Lorentz breaking Effective Field Theory and observational tests

TL;DR

This paper reviews the effective field theory approach to Lorentz invariance violations, discusses observational constraints, and explores implications for high-energy cosmic rays and analogue gravity models.

Contribution

It provides a comprehensive overview of Lorentz breaking effective field theories, summarizes current observational constraints, and discusses implications for quantum gravity phenomenology.

Findings

Current observations place strong constraints on Lorentz violations.

Analogue gravity models can test Lorentz breaking phenomenology.

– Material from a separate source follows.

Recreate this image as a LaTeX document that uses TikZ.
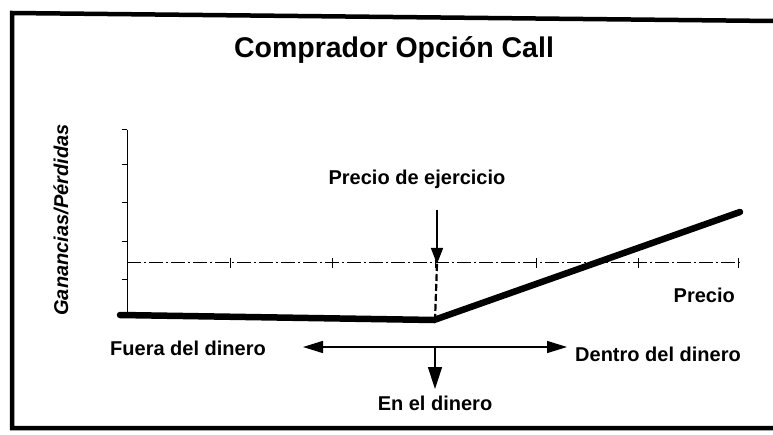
\documentclass[tikz,border=0pt]{standalone}
\usepackage{fontspec}
\setmainfont{Liberation Sans}
\usetikzlibrary{arrows.meta}

\begin{document}
\begin{tikzpicture}[x=1pt,y=-1pt,
    flecha/.style={-{Triangle[length=16pt,width=12pt]}},
    ejes/.style={line width=1pt}]

        \useasboundingbox (0,0) rectangle (773,435);

        % marco
        \draw[line width=4.5pt] (773,21) -- (12,13) -- (12,428) -- (773,428);

        \coordinate (o)    at (127,315);
        \coordinate (ytop) at (127,130);
        \coordinate (xl)   at (127,263);
        \coordinate (xr)   at (740,263);
        \coordinate (p0)   at (120,315);
        \coordinate (k)    at (434,320);
        \coordinate (p1)   at (740,212);
        \coordinate (e0)   at (437,210);
        \coordinate (e1)   at (437,264);
        \coordinate (e2)   at (435,320);
        \coordinate (fl)   at (303,347);
        \coordinate (fr)   at (567,347);
        \coordinate (fm)   at (435,347);
        \coordinate (fd)   at (435,389);

        \begin{scope}[every node/.style={font=\bfseries\fontsize{20}{24}\selectfont, inner sep=0pt}]
          \node[font=\bfseries\fontsize{28.5}{34}\selectfont, anchor=base] (titulo) at (394,58) {Comprador Opción Call};
          \node[font=\bfseries\itshape\fontsize{20}{24}\selectfont, rotate=90, anchor=base] (gp) at (68,220) {Ganancias/Pérdidas};
          \node[anchor=base] (ejercicio) at (417,185) {Precio de ejercicio};
          \node[anchor=base east] (precio) at (735,303) {Precio};
          \node[anchor=base west] (fuera) at (110,355) {Fuera del dinero};
          \node[anchor=base west] (dentro) at (575,361) {Dentro del dinero};
          \node[anchor=base] (en) at (435,410) {En el dinero};
        \end{scope}

        % ejes
        \draw[ejes] (ytop) -- (o);
        \draw[ejes, dash pattern=on 14pt off 3pt on 2pt off 3pt] (xl) -- (xr);
        \foreach \y in {130,165,203,242,280}
          \draw[ejes] (127,\y) -- (122,\y);
        \foreach \x in {230,332,435,536,638,738}
          \draw[ejes] (\x,258) -- (\x,268);

        % resultado
        \draw[line width=6.5pt, line cap=round] (p0) -- (k) -- (p1);

        \begin{scope}[every edge/.style={draw, line width=1.5pt}]
          \path (e0) edge[flecha] (e1);
          \path (e1) edge[line width=2.2pt, dash pattern=on 7pt off 3pt] (e2);
          \path (fl) edge[{Triangle[length=20pt,width=12pt]}-{Triangle[length=20pt,width=12pt]}] (fr);
          \path (fm) edge[-{Triangle[length=22pt,width=14pt]}] (fd);
        \end{scope}

      \end{tikzpicture}
\end{document}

Uncertainty in cosmic ray composition affects constraints on Lorentz violations.

Abstract

Analogue models of gravity have provided an experimentally realizable test field for our ideas on quantum field theory in curved spacetimes but they have also inspired the investigation of possible departures from exact Lorentz invariance at microscopic scales. In this role they have joined, and sometime anticipated, several quantum gravity models characterized by Lorentz breaking phenomenology. A crucial difference between these speculations and other ones associated to quantum gravity scenarios, is the possibility to carry out observational and experimental tests which have nowadays led to a broad range of constraints on departures from Lorentz invariance. We shall review here the effective field theory approach to Lorentz breaking in the matter sector, present the constraints provided by the available observations and finally discuss the implications of the persisting uncertainty on the composition of the ultra high energy cosmic rays for the constraints on the higher order, analogue gravity inspired, Lorentz violations.